The break-even level of new sales

Buckingham Packaging is considering expanding its production capacity by purchasing a new machine, the XC-750. The cost of the XC-750 is $2.75 million. Unfortunately, installing this machine will take several months and will partially disrupt production. The firm has just completed a $50,000 feasibility study to analyse the decision to buy the XC-750, resulting in the following estimates:

• Marketing: Once the XC-750 is operational next year, the extra capacity is expected to generate $10 million per year in additional sales, which will continue for the 10-year life of the machine.

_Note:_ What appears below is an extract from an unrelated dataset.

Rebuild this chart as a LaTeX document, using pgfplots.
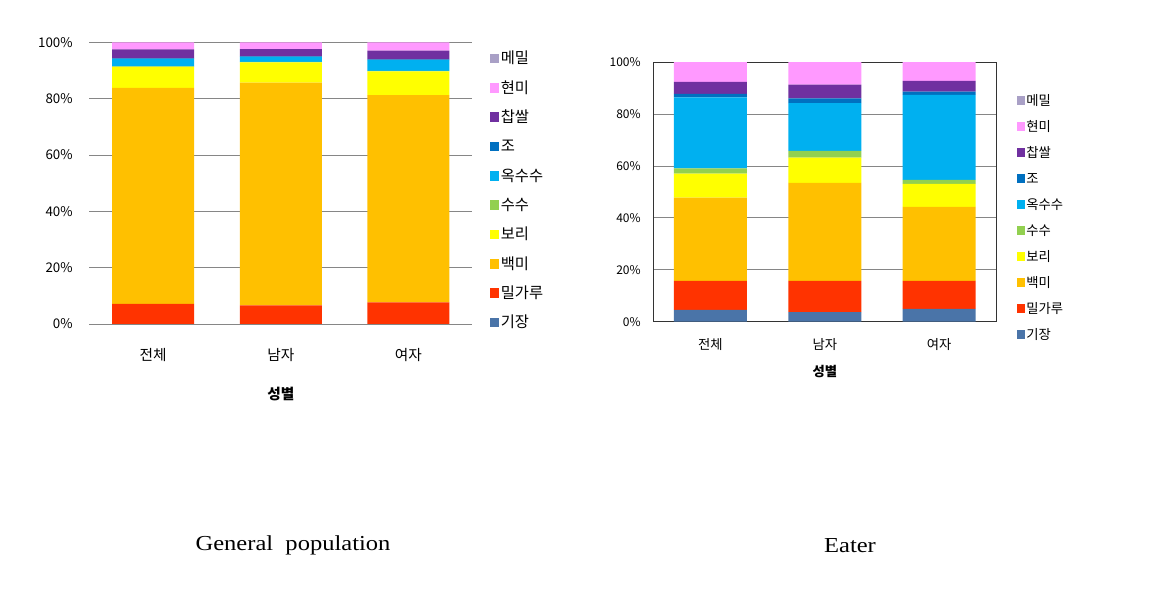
\documentclass[border=0pt]{standalone}
\usepackage{fontspec}
\usepackage{pgfplots}
\usepackage{pgfplotstable}
\pgfplotsset{compat=1.18}
\setmainfont{Noto Sans CJK KR}
\newfontfamily\capfont[FakeStretch=1.15]{Liberation Serif}

\definecolor{cMemil}{HTML}{A9A0C6}
\definecolor{cHyeonmi}{HTML}{FF99FF}
\definecolor{cChap}{HTML}{7030A0}
\definecolor{cJo}{HTML}{0070C0}
\definecolor{cOk}{HTML}{00B0F0}
\definecolor{cSusu}{HTML}{92D050}
\definecolor{cBori}{HTML}{FFFF00}
\definecolor{cBaek}{HTML}{FFC000}
\definecolor{cMil}{HTML}{FF3300}
\definecolor{cGi}{HTML}{4A74A8}
\definecolor{gridgray}{HTML}{868686}

% general population (percent)
\pgfplotstableread{
x gijang milgaru baekmi bori susu oksusu jo chapssal hyeonmi memil
0 0   7.1 76.7 7.5 0.1 2.7 0.2 3.2 2.5 0
1 0   6.6 79.1 7.2 0.1 1.8 0.2 2.6 2.4 0
2 0   7.7 73.5 8.5 0.1 3.9 0.2 3.1 3.0 0
}\general

% eaters (percent)
\pgfplotstableread{
x gijang milgaru baekmi bori susu oksusu jo chapssal hyeonmi memil
0 4.5 11.2 32.1 9.3 2.0 27.3 1.4 4.6 7.6 0
1 3.7 12.0 37.8 9.7 2.6 18.4 1.9 5.3 8.6 0
2 4.9 10.8 28.5 8.9 1.5 32.8 1.3 4.1 7.2 0
}\eater

\pgfplotsset{
  grainbars/.style={
    ybar stacked,
    scale only axis,
    xmin=-0.5, xmax=2.5,
    ymin=0, ymax=100,
    xtick=data,
    xticklabels={전체,남자,여자},
    ytick={0,20,40,60,80,100},
    yticklabels={0\%,20\%,40\%,60\%,80\%,100\%},
    major tick length=0pt,
    ymajorgrids,
    grid style={gridgray, line width=0.6pt},
    xlabel={\bfseries 성별},
    reverse legend,
    legend cell align=left,
  },
}

\begin{document}
\begin{tikzpicture}
\useasboundingbox (0,0) rectangle (869.25pt,443.25pt);

\begin{axis}[grainbars,
  at={(67pt,200.25pt)}, anchor=south west,
  width=287.2pt, height=211.3pt,
  bar width=61.5pt,
  axis line style={draw=none},
  tick label style={font=\fontsize{10}{12}\selectfont},
  xticklabel style={font=\fontsize{11}{13}\selectfont, yshift=-15pt},
  yticklabel style={xshift=-9pt},
  xlabel style={font=\fontsize{11}{13}\selectfont, yshift=-12pt},
  legend style={draw=none, at={(1,1)}, anchor=north west, xshift=10pt, yshift=-4pt,
    font=\fontsize{11.5}{13}\selectfont, row sep=8pt,
    nodes={inner sep=1pt, text height=9pt, text depth=3pt}},
  legend image code/.code={\fill[#1] (0pt,-2.6pt) rectangle (7.2pt,4.6pt);},
]
\addplot[fill=cGi, draw=none] table[y=gijang] {\general};
\addplot[fill=cMil, draw=none] table[y=milgaru] {\general};
\addplot[fill=cBaek, draw=none] table[y=baekmi] {\general};
\addplot[fill=cBori, draw=none] table[y=bori] {\general};
\addplot[fill=cSusu, draw=none] table[y=susu] {\general};
\addplot[fill=cOk, draw=none] table[y=oksusu] {\general};
\addplot[fill=cJo, draw=none] table[y=jo] {\general};
\addplot[fill=cChap, draw=none] table[y=chapssal] {\general};
\addplot[fill=cHyeonmi, draw=none] table[y=hyeonmi] {\general};
\addplot[fill=cMemil, draw=none] table[y=memil] {\general};
\legend{기장,밀가루,백미,보리,수수,옥수수,조,찹쌀,현미,메밀}
\end{axis}

\begin{axis}[grainbars,
  at={(490pt,202pt)}, anchor=south west,
  width=257.2pt, height=194.6pt,
  bar width=54.75pt,
  axis line style={draw=black!80, line width=0.8pt},
  tick label style={font=\fontsize{9}{11}\selectfont},
  xticklabel style={font=\fontsize{10}{12}\selectfont, yshift=-9pt},
  yticklabel style={xshift=-6pt},
  xlabel style={font=\fontsize{10}{12}\selectfont, yshift=-4pt},
  legend style={draw=none, at={(1,1)}, anchor=north west, xshift=12pt, yshift=-21pt,
    font=\fontsize{10}{12}\selectfont, row sep=6.5pt,
    nodes={inner sep=1pt, text height=8pt, text depth=3pt}},
  legend image code/.code={\fill[#1] (0pt,-2.4pt) rectangle (6.4pt,4.0pt);},
]
\addplot[fill=cGi, draw=none] table[y=gijang] {\eater};
\addplot[fill=cMil, draw=none] table[y=milgaru] {\eater};
\addplot[fill=cBaek, draw=none] table[y=baekmi] {\eater};
\addplot[fill=cBori, draw=none] table[y=bori] {\eater};
\addplot[fill=cSusu, draw=none] table[y=susu] {\eater};
\addplot[fill=cOk, draw=none] table[y=oksusu] {\eater};
\addplot[fill=cJo, draw=none] table[y=jo] {\eater};
\addplot[fill=cChap, draw=none] table[y=chapssal] {\eater};
\addplot[fill=cHyeonmi, draw=none] table[y=hyeonmi] {\eater};
\addplot[fill=cMemil, draw=none] table[y=memil] {\eater};
\legend{기장,밀가루,백미,보리,수수,옥수수,조,찹쌀,현미,메밀}
\end{axis}

\node[font=\capfont\fontsize{16}{19}\selectfont] at (219.75pt,34pt) {General\ \ population};
\node[font=\capfont\fontsize{16}{19}\selectfont] at (637.5pt,34pt) {Eater};
\end{tikzpicture}
\end{document}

• Operations: The disruption caused by the installation will decrease sales by $5 million this year. As with Buckingham’s existing products, the cost of goods for the products produced by the XC-750 is expected to be 70% of their sale price. The increased production will also require increased inventory on hand of $1 million during the life of the project, including year 0.

• Human Resources: The expansion will require additional sales and administrative personnel at a cost of $2 million per year.

• Accounting: The XC-750 has a CCA rate of 30%, and no salvage value is expected. The firm expects receivables from the new sales to be 15% of revenues and payables to be 10% of the cost of goods sold. Buckingham’s marginal corporate tax rate is 35%.

a. Determine the incremental earnings (using CCA) from the purchase of the XC-750.

b. Determine the free cash flow from the purchase of the XC-750.

c. If the appropriate cost of capital for the expansion is 10%, compute the NPV of the purchase (including all CCA tax shield effects).

d. While the expected new sales will be $10 million per year from the expansion, estimates range from $8 million to $12 million. What is the NPV in the worst case? In the best case?

e. What is the break-even level of new sales from the expansion? What is the break-even level for the cost of goods sold?

f. Buckingham could instead purchase the XC-900, which offers even greater capacity. The cost of the XC-900 is $4 million. The extra capacity would not be useful in the first two years of operation, but would allow for additional sales in years 3 to 10. What level of additional sales (above the $10 million expected for the XC-750) per year in those years would justify purchasing the larger machine?